NIR Discussion Forum: Splitting the NIR spectra into training and test set

Splitting the NIR spectra into traini... Log Out | Topics | Search
Moderators | Register | Edit Profile

NIR Discussion Forum » Bruce Campbell's List » Chemometrics » Splitting the NIR spectra into training and test set

« Previous Next »

Author

Message

Ciaccheri Leonardo (leonardo)
Member
Username: leonardo

Post Number: 12
Registered: 5-2010

Posted on Thursday, March 28, 2013 - 8:34 am:

Hi Bilal,
according to what my teacher said, it should be better to put all replicas of the same sample in the same set (calibration or validation).
This because, if a sample is somewhat contaminated it have influence on all its spectra. If you split those spectra, they will bias both calibration and validation sets. Thus your estimation of SEP will be optimistic.

Leonardo Ciaccheri

Bilal Ahmad Malik (elp09bm)
Member
Username: elp09bm

Post Number: 14
Registered: 7-2011

Posted on Thursday, March 28, 2013 - 4:59 am:

f we collect 90 NIR spectra from 30 samples by repeating the spectra for each sample 3 times. what will be the advantage of using 3 replicates of each sample. What is the best way to split the data for the training set and test set? Could we simply split the data into 2/3 and 1/3 for training and test set resp. or should we split the three replicates for each sample? Will that affect the results? What will be recommended way.

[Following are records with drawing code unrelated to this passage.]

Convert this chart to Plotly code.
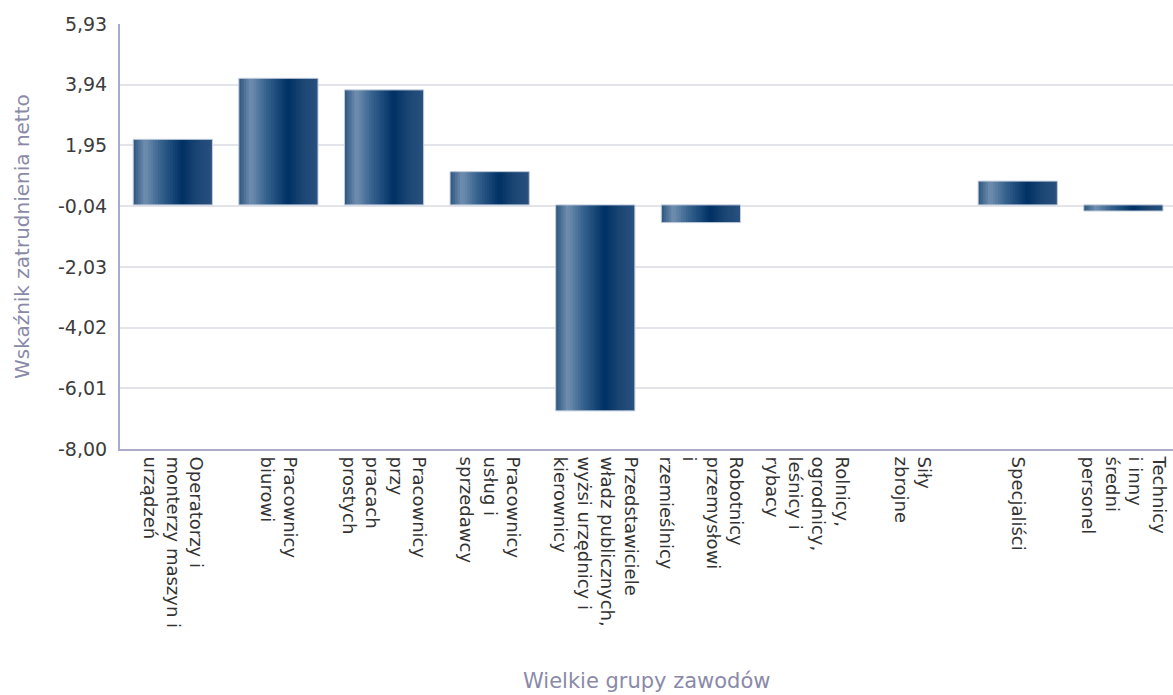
import plotly.graph_objects as go

categories = [
    "Operatorzy i<br>monterzy maszyn i<br>urządzeń",
    "Pracownicy<br>biurowi",
    "Pracownicy<br>przy<br>pracach<br>prostych",
    "Pracownicy<br>usług i<br>sprzedawcy",
    "Przedstawiciele<br>władz publicznych,<br>wyżsi urzędnicy i<br>kierownicy",
    "Robotnicy<br>przemysłowi<br>i<br>rzemieślnicy",
    "Rolnicy,<br>ogrodnicy,<br>leśnicy i<br>rybacy",
    "Siły<br>zbrojne",
    "Specjaliści",
    "Technicy<br>i inny<br>średni<br>personel",
]
values = [2.15, 4.15, 3.77, 1.09, -6.75, -0.58, None, None, 0.78, -0.20]

y_tick_values = [5.93, 3.94, 1.95, -0.04, -2.03, -4.02, -6.01, -8.00]
y_tick_labels = ["5,93", "3,94", "1,95", "-0,04", "-2,03", "-4,02", "-6,01", "-8,00"]

# horizontal gradient stops for bar fill (position, rgb)
grad_stops = [
    (0.00, (44, 85, 128)),
    (0.15, (112, 143, 176)),
    (0.35, (53, 97, 141)),
    (0.62, (0, 49, 100)),
    (0.80, (26, 69, 115)),
    (1.00, (42, 81, 128)),
]


def grad_color(t):
    for (p0, c0), (p1, c1) in zip(grad_stops[:-1], grad_stops[1:]):
        if p0 <= t <= p1:
            f = (t - p0) / (p1 - p0) if p1 > p0 else 0
            c = [round(a + (b - a) * f) for a, b in zip(c0, c1)]
            return f"rgb({c[0]},{c[1]},{c[2]})"
    c = grad_stops[-1][1]
    return f"rgb({c[0]},{c[1]},{c[2]})"


bar_w = 0.75
n_slices = 32
fig = go.Figure()
sw = bar_w / n_slices
for i in range(n_slices):
    t = (i + 0.5) / n_slices
    w = sw * 1.6 if i < n_slices - 1 else sw
    fig.add_trace(go.Bar(
        x=categories, y=values,
        width=w, offset=-bar_w / 2 + i * sw,
        marker=dict(color=grad_color(t), line=dict(width=0)),
        showlegend=False, hoverinfo="skip",
    ))
fig.add_trace(go.Bar(
    x=categories, y=values, width=bar_w,
    marker=dict(color="rgba(0,0,0,0)", line=dict(color="#c3cddc", width=1)),
    showlegend=False,
))

axis_color = "#a9abc8"
fig.update_layout(
    width=1173, height=695,
    barmode="overlay",
    paper_bgcolor="white", plot_bgcolor="white",
    margin=dict(l=120, r=0, t=24, b=246, autoexpand=False),
    font=dict(family="DejaVu Sans", size=19, color="#3a3a3a"),
    xaxis=dict(
        tickangle=90,
        showline=True, linecolor=axis_color, linewidth=2,
        showgrid=False, ticks="", ticklabelstandoff=2,
        tickfont=dict(size=18, color="#333333"),
        range=[-0.5, 9.47], automargin=False,
    ),
    yaxis=dict(
        range=[-8.0, 5.93],
        tickvals=y_tick_values, ticktext=y_tick_labels,
        showline=True, linecolor=axis_color, linewidth=2,
        showgrid=True, gridcolor="#e3e3ea", gridwidth=2,
        zeroline=False, ticks="", ticklabelstandoff=7,
        tickfont=dict(size=19, color="#3c3c3c"), automargin=False,
    ),
    annotations=[
        dict(text="Wskaźnik zatrudnienia netto", textangle=-90,
             xref="paper", yref="paper", x=-0.0935, y=0.5,
             xanchor="center", yanchor="middle", showarrow=False,
             font=dict(size=20, color="#8a8aa8")),
        dict(text="Wielkie grupy zawodów",
             xref="paper", yref="paper", x=0.5, y=-0.545,
             xanchor="center", yanchor="middle", showarrow=False,
             font=dict(size=21, color="#8a8aa8")),
    ],
)

fig.write_html(
    "out.html",
    config={"displayModeBar": False},
    post_script="document.body.style.margin='0';document.body.style.overflow='hidden';",
)
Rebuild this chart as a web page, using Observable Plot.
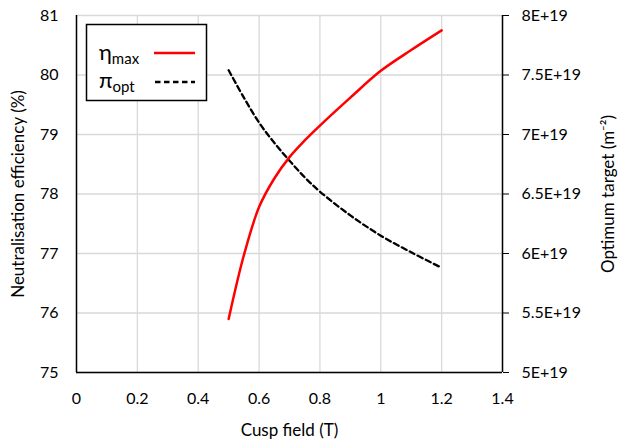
<!DOCTYPE html>
<html><head><meta charset="utf-8">
<script src="https://cdn.jsdelivr.net/npm/d3@7"></script>
<script src="https://cdn.jsdelivr.net/npm/@observablehq/plot@0.6"></script>
<style>
body{margin:0;background:#fff;}
#wrap{position:relative;width:618px;height:443px;font-family:Lato, sans-serif;}
#legend{position:absolute;left:0;top:0;pointer-events:none;}
</style></head><body><div id="wrap"></div>
<script>
const cuspField = [0.5, 0.55, 0.6, 0.65, 0.7, 0.75, 0.8, 0.9, 1.0, 1.1, 1.2];
const etaMax   = [75.90, 76.97, 77.78, 78.26, 78.62, 78.90, 79.15, 79.62, 80.07, 80.42, 80.75];
const piOpt    = [7.54, 7.31, 7.10, 6.93, 6.78, 6.64, 6.52, 6.32, 6.15, 6.01, 5.88]; // ×1E+19 m^-2
const xTicks  = [0, 0.2, 0.4, 0.6, 0.8, 1, 1.2, 1.4];
const yTicks  = [75, 76, 77, 78, 79, 80, 81];
const y2Ticks = [5, 5.5, 6, 6.5, 7, 7.5, 8]; // ×1E+19
const seriesNames = ["η", "π"];
const seriesSubs = ["max", "opt"];
const xTitle = "Cusp field (T)";
const yTitle = "Neutralisation efficiency (%)";
const y2Title = "Optimum target (m⁻²)";

const toLeft = v => 75 + (v - 5) * 2;        // map right-axis value to left scale
const toRight = d => 5 + (d - 75) / 2;

const redData = cuspField.map((x, i) => ({x, y: etaMax[i]}));
const blackData = cuspField.map((x, i) => ({x, y: toLeft(piOpt[i])}));

const plot = Plot.plot({
  width: 618, height: 443,
  marginLeft: 76, marginRight: 116, marginTop: 15, marginBottom: 71,
  style: {fontFamily: "Lato, sans-serif", fontSize: "16px", color: "#000", background: "#fff"},
  x: {domain: [0, 1.4]},
  y: {domain: [75, 81]},
  marks: [
    Plot.gridX(xTicks, {stroke: "#d9d9d9", strokeOpacity: 1, strokeWidth: 1.3}),
    Plot.gridY(yTicks, {stroke: "#d9d9d9", strokeOpacity: 1, strokeWidth: 1.3}),
    Plot.axisX(xTicks, {tickSize: 0, tickPadding: 20, tickFormat: d => String(d), label: null}),
    Plot.axisY(yTicks, {tickSize: 0, tickPadding: 18, tickFormat: d => String(d), label: null}),
    Plot.axisY(y2Ticks.map(toLeft), {anchor: "right", tickSize: 6, tickPadding: 13,
      tickFormat: d => `${toRight(d)}E+19`, label: null}),
    Plot.text([xTitle], {text: d => d, frameAnchor: "bottom", lineAnchor: "middle", dy: 58, fontSize: 17}),
    Plot.text([yTitle], {text: d => d, frameAnchor: "left", textAnchor: "middle", lineAnchor: "middle", dx: -58, rotate: -90, fontSize: 17}),
    Plot.text([y2Title], {text: d => d, frameAnchor: "right", textAnchor: "middle", lineAnchor: "middle", dx: 106, rotate: -90, fontSize: 17}),
    Plot.ruleX([0], {stroke: "#000", strokeWidth: 1.5}),
    Plot.ruleX([1.4], {stroke: "#000", strokeWidth: 1.5}),
    Plot.ruleY([75], {stroke: "#000", strokeWidth: 1.5}),
    Plot.line(blackData, {x: "x", y: "y", stroke: "#000", strokeWidth: 2.3, strokeDasharray: "5.5,3.5", curve: "catmull-rom"}),
    Plot.line(redData, {x: "x", y: "y", stroke: "#ff0000", strokeWidth: 2.5, curve: "catmull-rom"})
  ]
});
const wrap = document.getElementById("wrap");
wrap.appendChild(plot);

// legend overlay
const ns = "http://www.w3.org/2000/svg";
const lg = document.createElementNS(ns, "svg");
lg.setAttribute("id", "legend");
lg.setAttribute("width", 618); lg.setAttribute("height", 443);
lg.innerHTML = `
<rect x="86.5" y="24.5" width="120" height="76" fill="#fff" stroke="#000" stroke-width="1.5"/>
<text x="99" y="60" font-family="Lato, sans-serif" font-size="22">${seriesNames[0]}<tspan font-size="15" dy="4">${seriesSubs[0]}</tspan></text>
<line x1="154" x2="195" y1="53" y2="53" stroke="#ff0000" stroke-width="2.5"/>
<text x="99" y="88" font-family="Lato, sans-serif" font-size="22">${seriesNames[1]}<tspan font-size="15" dy="4">${seriesSubs[1]}</tspan></text>
<line x1="155" x2="195" y1="82" y2="82" stroke="#000" stroke-width="2.3" stroke-dasharray="5.5,3.5"/>`;
wrap.appendChild(lg);
</script></body></html>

If the dataset is small. Is it better to use cross validation only? Will cross validation be sufficient enough. say "10-fold cross validation" or leave one out cross validation.

Will it more appropriate to do more random splits (2/3,1/3) say 100 splits and see if the results are held up across say 95 splits out of 100.
Will this be better approach instead of 1 split or Leave-one-out-cross validation will nearly give same results.